I wanted to help those people. I don’t know if I really did. They still seemed helpless. They still seemed like victims. Like there were bigger things than them that were beyond their control. I think that is the underlying theme.
Even the image of birth – it was a moment of powerlessness and inevitability. I was there, I wanted to make a difference, but I couldn’t really change anything. There were forces bigger than me that would keep things moving in a direction I couldn’t shift. When I am depressed, resignation overwhelms me. I drown in the feeling that I can’t change anything – that things are moving forward whether I want them to or not.

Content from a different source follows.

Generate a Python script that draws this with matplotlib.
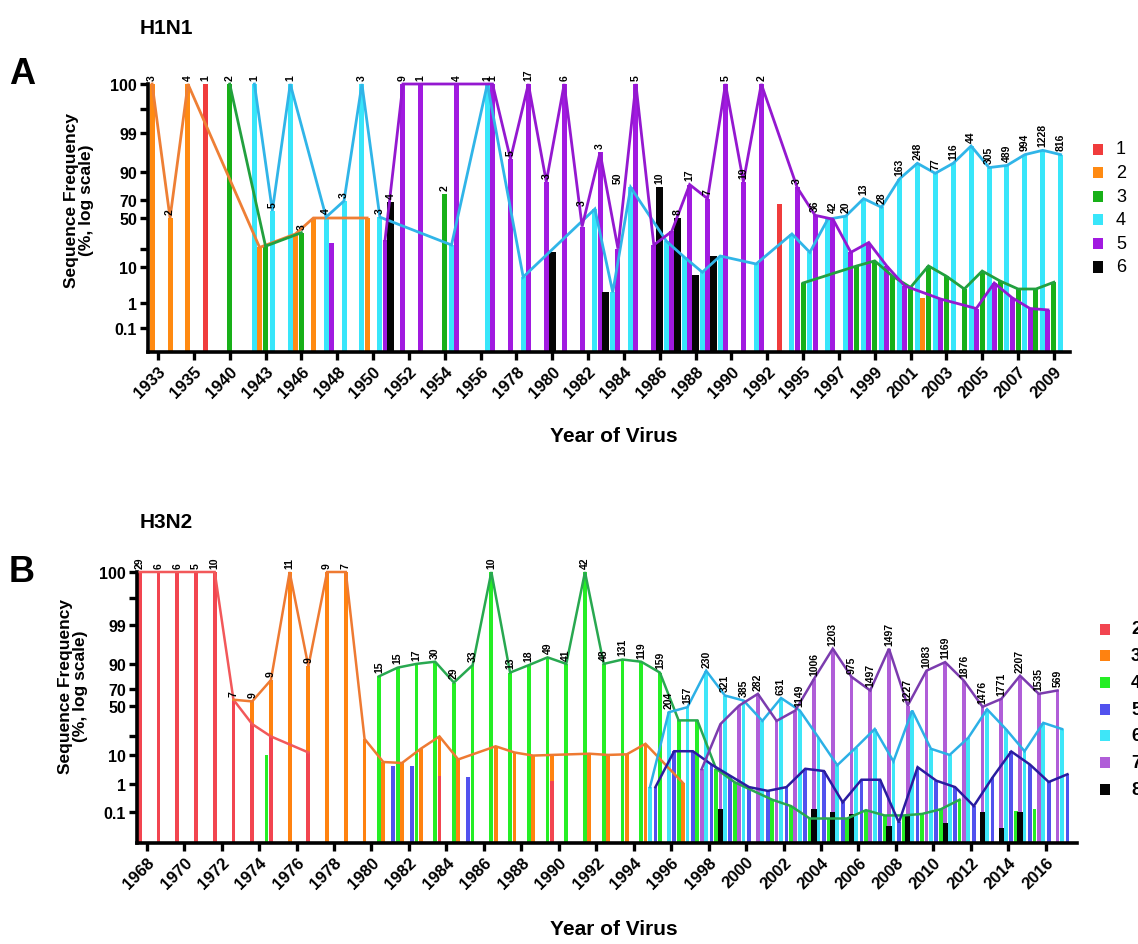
import numpy as np
import matplotlib
matplotlib.use("Agg")
import matplotlib.pyplot as plt
from matplotlib.patches import Rectangle

plt.rcParams['font.family'] = ['Liberation Sans', 'DejaVu Sans']

# ---- y axis: Prism-style stretched percent axis ----
ytick_vals = [0.1, 1, 10, 50, 70, 90, 99, 100]
knot_vals = [0, 0.1, 1, 10, 50, 70, 90, 99, 100, 120]
knots_A = [0, 0.0896, 0.183, 0.317, 0.5, 0.567, 0.672, 0.817, 1.0, 1.2]
knots_B = [0, 0.113, 0.218, 0.325, 0.507, 0.569, 0.661, 0.805, 1.0, 1.2]

# ---- H1N1 (panel A) ----
years_A = [1933, 1934, 1935, 1936, 1940, 1942, 1943, 1945, 1946, 1947, 1948, 1949,
           1950, 1951, 1952, 1953, 1954, 1955, 1956, 1977] + list(range(1978, 1994)) + list(range(1995, 2010))
xtick_labels_A = ['1933', '1935', '1940', '1943', '1946', '1948', '1950', '1952', '1954', '1956',
                  '1978', '1980', '1982', '1984', '1986', '1988', '1990', '1992', '1995', '1997',
                  '1999', '2001', '2003', '2005', '2007', '2009']

h1_red = {1936: 100, 1993: 66}
h1_orange = {1933: 100, 1934: 50, 1935: 100, 1943: 26, 1946: 37, 1947: 50, 1950: 50,
             2002: 2.3, 2003: 0.95}
h1_green = {1940: 100, 1943: 27, 1946: 38, 1954: 74, 1995: 6, 1998: 10.9, 1999: 15, 2000: 7.7,
            2001: 4.9, 2002: 10.9, 2003: 7.7, 2004: 4.5, 2005: 9, 2006: 6.5, 2007: 4.5,
            2008: 4.5, 2009: 6.2}
h1_cyan = {1942: 100, 1943: 58, 1945: 100, 1947: 51, 1948: 69, 1949: 100, 1950: 51, 1954: 28,
           1956: 100, 1978: 7.5, 1982: 60, 1983: 3.7, 1984: 79, 1986: 31, 1987: 18, 1988: 8.7,
           1989: 19, 1991: 12.5, 1993: 37, 1995: 22, 1996: 49, 1997: 52, 1998: 71, 1999: 62,
           2000: 85, 2001: 92, 2002: 89, 2003: 92, 2004: 96, 2005: 91, 2006: 91.5, 2007: 94,
           2008: 95, 2009: 94}
h1_purple = {1948: 30, 1951: 32, 1952: 100, 1953: 100, 1955: 100, 1977: 100, 1978: 93,
             1979: 100, 1980: 83, 1981: 100, 1982: 43, 1983: 94.5, 1984: 25, 1985: 100,
             1986: 28, 1987: 39, 1988: 81, 1989: 71, 1990: 100, 1991: 83, 1992: 100,
             1995: 79, 1996: 53, 1997: 49, 1998: 22, 1999: 30, 2000: 10.9, 2001: 5.3,
             2003: 2, 2005: 0.8, 2006: 6, 2007: 2.3, 2008: 0.8, 2009: 0.75}
h1_black = {1951: 68, 1980: 22, 1983: 3.7, 1986: 79, 1987: 50, 1988: 8, 1989: 19}

h1_lines = [('orange', 1933, 1950), ('green', 1940, 1946), ('green', 1995, 2009),
            ('cyan', 1942, 2009), ('purple', 1951, 2009)]

h1_counts = [(1933, 'orange', '3'), (1934, 'orange', '2'), (1935, 'orange', '4'), (1936, 'red', '1'),
             (1940, 'green', '2'), (1942, 'cyan', '1'), (1943, 'cyan', '5'), (1945, 'cyan', '1'),
             (1946, 'green', '3'), (1947, 'cyan', '4'), (1948, 'cyan', '3'), (1949, 'cyan', '3'),
             (1950, 'cyan', '3'), (1951, 'black', '4'), (1952, 'purple', '9'), (1953, 'purple', '1'),
             (1954, 'green', '2'), (1955, 'purple', '4'), (1956, 'cyan', '1'), (1977, 'purple', '1'),
             (1978, 'purple', '5'), (1979, 'purple', '17'), (1980, 'purple', '3'), (1981, 'purple', '6'),
             (1982, 'purple', '3'), (1983, 'purple', '3'), (1984, 'purple', '50'), (1985, 'purple', '5'),
             (1986, 'black', '10'), (1987, 'black', '8'), (1988, 'purple', '17'), (1989, 'purple', '7'),
             (1990, 'purple', '5'), (1991, 'purple', '19'), (1992, 'purple', '2'), (1995, 'purple', '3'),
             (1996, 'purple', '36'), (1997, 'purple', '42'), (1997, 'cyan', '20'), (1998, 'cyan', '13'),
             (1999, 'cyan', '28'), (2000, 'cyan', '163'), (2001, 'cyan', '248'), (2002, 'cyan', '77'),
             (2003, 'cyan', '116'), (2004, 'cyan', '44'), (2005, 'cyan', '305'), (2006, 'cyan', '489'),
             (2007, 'cyan', '994'), (2008, 'cyan', '1228'), (2009, 'cyan', '816')]

# ---- H3N2 (panel B) ----
years_B = list(range(1968, 2018))
xtick_labels_B = [str(y) for y in range(1968, 2017, 2)]

h3_red = {1968: 100, 1969: 100, 1970: 100, 1971: 100, 1972: 100, 1973: 57, 1974: 35,
          1975: 25, 1977: 12, 1984: 3.5, 1990: 2}
h3_orange = {1973: 57, 1974: 55, 1975: 77, 1976: 100, 1977: 88, 1978: 100, 1979: 100,
             1980: 23, 1981: 7.8, 1982: 7.5, 1983: 15, 1984: 25, 1985: 8.6, 1987: 17,
             1988: 12, 1989: 9.8, 1990: 10, 1992: 11, 1993: 10, 1994: 10.5, 1995: 19, 1997: 1.3}
h3_green = {1974: 10, 1980: 80, 1981: 87, 1982: 90, 1983: 90.5, 1984: 75, 1985: 89, 1986: 100,
            1987: 83, 1988: 89, 1989: 91.5, 1990: 90, 1991: 100, 1992: 90, 1993: 91, 1994: 90.5,
            1995: 83, 1996: 38, 1997: 38, 1998: 5.7, 1999: 1.5, 2001: 0.5, 2002: 0.3,
            2003: 0.08, 2004: 0.08, 2005: 0.08, 2006: 0.17, 2007: 0.09, 2008: 0.09,
            2009: 0.095, 2010: 0.2, 2011: 0.5, 2014: 0.14, 2015: 0.2}
h3_blue = {1981: 6.6, 1982: 6.6, 1985: 3.2, 1995: 0.9, 1996: 13, 1997: 13, 1998: 7, 1999: 3.5,
           2000: 0.9, 2001: 0.78, 2002: 0.9, 2003: 5.7, 2004: 5, 2005: 0.42, 2006: 2.3,
           2007: 2.3, 2008: 0.067, 2009: 6.2, 2010: 2, 2011: 0.9, 2012: 0.3, 2013: 3,
           2014: 12.8, 2015: 7, 2016: 1.6, 2017: 4}
h3_cyan = {1995: 0.9, 1996: 44.6, 1997: 48.7, 1998: 84.5, 1999: 62, 2000: 56, 2001: 37.6,
           2002: 59, 2003: 46, 2004: 24, 2005: 6.8, 2006: 16, 2007: 31, 2008: 8, 2009: 46,
           2010: 15, 2011: 10, 2012: 24, 2013: 47, 2014: 31, 2015: 13, 2016: 36, 2017: 31}
h3_purple = {1998: 5.6, 1999: 35, 2000: 50, 2001: 64, 2002: 37.6, 2003: 46, 2004: 78,
             2005: 93.5, 2006: 79.6, 2007: 68, 2008: 93.5, 2009: 50, 2010: 84.5, 2011: 90.4,
             2012: 76.5, 2013: 49, 2014: 58, 2015: 80.5, 2016: 64, 2017: 68}
h3_black = {1999: 0.2, 2004: 0.2, 2005: 0.1, 2006: 0.095, 2008: 0.057, 2009: 0.095,
            2011: 0.065, 2013: 0.1, 2014: 0.05, 2015: 0.1}

h3_lines = [('red', 1968, 1977), ('orange', 1973, 1997), ('green', 1980, 2011),
            ('blue', 1995, 2017), ('cyan', 1995, 2017), ('purple', 1998, 2017)]

h3_counts = ['29', '6', '6', '5', '10', '7', '9', '9', '11', '9', '9', '7',
             '15', '15', '17', '30', '29', '33', '10', '13', '18', '49', '41', '42', '48',
             '131', '119', '159', '204', '157', '230', '321', '385', '282', '631', '1149',
             '1006', '1203', '975', '1497', '1497', '1227', '1083', '1169', '1876', '1476',
             '1771', '2207', '1535', '569']

# ---- styles ----
A_bar = {'red': '#F03C3C', 'orange': '#FF8A12', 'green': '#18B018', 'cyan': '#38E6FA',
         'purple': '#A11AE0', 'black': '#050505'}
A_line = {'orange': '#EE7F35', 'green': '#22A03E', 'cyan': '#30B5E8', 'purple': '#9418D0'}
A_slot = {'red': -0.33, 'orange': -0.33, 'purple': -0.33, 'green': 0.0, 'black': 0.0, 'cyan': 0.38}

B_bar = {'red': '#F24550', 'orange': '#FF8210', 'green': '#25EE25', 'blue': '#5252EE',
         'cyan': '#3EE6F8', 'purple': '#B05ED8', 'black': '#050505'}
B_line = {'red': '#F2585A', 'orange': '#EE7A32', 'green': '#28A850', 'blue': '#2A1CA0',
          'cyan': '#2CB0E6', 'purple': '#7B3CAE'}
B_slot = {'red': -0.37, 'orange': -0.37, 'purple': -0.37, 'black': -0.37,
          'cyan': -0.13, 'blue': 0.16, 'green': 0.40}


def draw_panel(ax, years, series, slot, bar_col, line_col, lines, knots, bw, lw):
    pos = {y: i for i, y in enumerate(years)}
    ax.set_yscale('function', functions=(lambda v: np.interp(v, knot_vals, knots),
                                         lambda p: np.interp(p, knots, knot_vals)))
    for name, d in series:
        xs = [pos[y] + slot[name] for y in d]
        w = bw * 1.4 if name == 'black' else bw
        ax.bar(xs, list(d.values()), width=w, color=bar_col[name], linewidth=0, zorder=2)
    sd = dict(series)
    for name, y0, y1 in lines:
        pts = [(pos[y] + slot[name], v) for y, v in sd[name].items() if y0 <= y <= y1]
        xs, vs = zip(*pts)
        ax.plot(xs, vs, color=line_col[name], lw=lw, zorder=3, clip_on=False,
                solid_joinstyle='miter')
    ax.set_ylim(0, 100)
    ax.set_yticks(ytick_vals + [99.5, 25])
    ax.set_yticklabels(['0.1', '1', '10', '50', '70', '90', '99', '100', '', ''],
                       fontsize=11.5, fontweight='bold')
    ax.minorticks_off()
    for s in ['top', 'right']:
        ax.spines[s].set_visible(False)
    for s in ['left', 'bottom']:
        ax.spines[s].set_linewidth(2.6)
    ax.tick_params(axis='both', width=2.4, length=6, pad=2)
    return pos


def put_count(ax, x, v, text):
    ax.annotate(text, (x, v), xytext=(0, 3), textcoords='offset points', rotation=90,
                ha='center', va='bottom', fontsize=7.5, fontweight='bold', annotation_clip=False)


fig = plt.figure(figsize=(11.38, 9.45), dpi=100)
W, H = 1138, 945

# Panel A
axA = fig.add_axes([148 / W, 1 - 353 / H, 922 / W, 268 / H])
seriesA = [('orange', h1_orange), ('green', h1_green), ('cyan', h1_cyan), ('purple', h1_purple),
           ('red', h1_red), ('black', h1_black)]
posA = draw_panel(axA, years_A, seriesA, A_slot, A_bar, A_line, h1_lines, knots_A, 0.28, 2.0)
axA.set_xlim(-0.56, 50.9)
axA.set_xticks(range(0, len(years_A), 2))
axA.set_xticklabels(xtick_labels_A, rotation=45, ha='right', rotation_mode='anchor',
                    fontsize=12, fontweight='bold')
dA = dict(seriesA)
for y, name, t in h1_counts:
    top = max(d.get(y, 0) for d in dA.values())
    put_count(axA, posA[y] + A_slot[name], top, t)

# Panel B
axB = fig.add_axes([137 / W, 1 - 844 / H, 940 / W, 271 / H])
seriesB = [('orange', h3_orange), ('green', h3_green), ('blue', h3_blue), ('cyan', h3_cyan),
           ('purple', h3_purple), ('red', h3_red), ('black', h3_black)]
posB = draw_panel(axB, years_B, seriesB, B_slot, B_bar, B_line, h3_lines, knots_B, 0.2, 1.8)
axB.set_xlim(-0.52, 49.67)
axB.set_xticks(range(0, len(years_B) - 1, 2))
axB.set_xticklabels(xtick_labels_B, rotation=45, ha='right', rotation_mode='anchor',
                    fontsize=12, fontweight='bold')
legend_order_B = ['red', 'orange', 'green', 'blue', 'cyan', 'purple', 'black']
dB = dict(seriesB)
for i, y in enumerate(years_B):
    vals = [dB[c].get(y, 0) for c in legend_order_B]
    k = int(np.argmax(vals))
    put_count(axB, posB[y] + B_slot[legend_order_B[k]], vals[k], h3_counts[i])

# titles, panel letters, axis titles
fig.text(140 / W, 1 - 28 / H, 'H1N1', fontsize=15, fontweight='bold', va='center')
fig.text(140 / W, 1 - 522 / H, 'H3N2', fontsize=15, fontweight='bold', va='center')
fig.text(9 / W, 1 - 75 / H, 'A', fontsize=26, fontweight='bold', va='center')
fig.text(9 / W, 1 - 572 / H, 'B', fontsize=26, fontweight='bold', va='center')
for cx, cy in [(79, 200), (73, 686)]:
    fig.text(cx / W, 1 - cy / H, 'Sequence Frequency\n(%, log scale)', rotation=90,
             ha='center', va='center', multialignment='center', fontsize=12.5,
             fontweight='bold', linespacing=1.05)
for cy in [437, 930]:
    fig.text(614 / W, 1 - cy / H, 'Year of Virus', ha='center', va='center',
             fontsize=15, fontweight='bold')

# legends (the H3N2 labels run off the right edge, as in the source figure)
legA = [('1', 'red'), ('2', 'orange'), ('3', 'green'), ('4', 'cyan'), ('5', 'purple'), ('6', 'black')]
for i, (lab, c) in enumerate(legA):
    cy = 150 + i * 23.6
    fig.add_artist(Rectangle((1093 / W, 1 - (cy + 5.5) / H), 10 / W, 11 / H,
                             transform=fig.transFigure, color=A_bar[c], lw=0))
    fig.text(1116 / W, 1 - cy / H, lab, fontsize=13, va='center')
legB = [('2', 'red'), ('3', 'orange'), ('4', 'green'), ('5', 'blue'), ('6', 'cyan'),
        ('7', 'purple'), ('8', 'black')]
for i, (lab, c) in enumerate(legB):
    cy = 630 + i * 26.7
    fig.add_artist(Rectangle((1100 / W, 1 - (cy + 5.5) / H), 10 / W, 11 / H,
                             transform=fig.transFigure, color=B_bar[c], lw=0))
    fig.text(1131 / W, 1 - cy / H, lab, fontsize=13, fontweight='bold', va='center')

fig.savefig('out.png', dpi=100)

I feel good right now. I have for a couple of weeks. My body is lighter, I sit straighter, my head is clear. I still feel upset and overwhelmed at times, but it doesn’t envelop me like a fog – it just is. I feel such disdain for the person I was a few weeks back. I don’t understand how I could *let* myself be paralyzed like that. It feels like it was a different person. At the same time, I know what that feeling is and I know I could sooner order a paraplegic to just walk out of her chair than to tell myself to just snap out of it when I am that bad. I can’t imagine feeling so low, but I can’t shake the fear that it could hit again at any time. It feels like something bigger than me that I can’t control that will keep moving forward no matter what I try to do to help.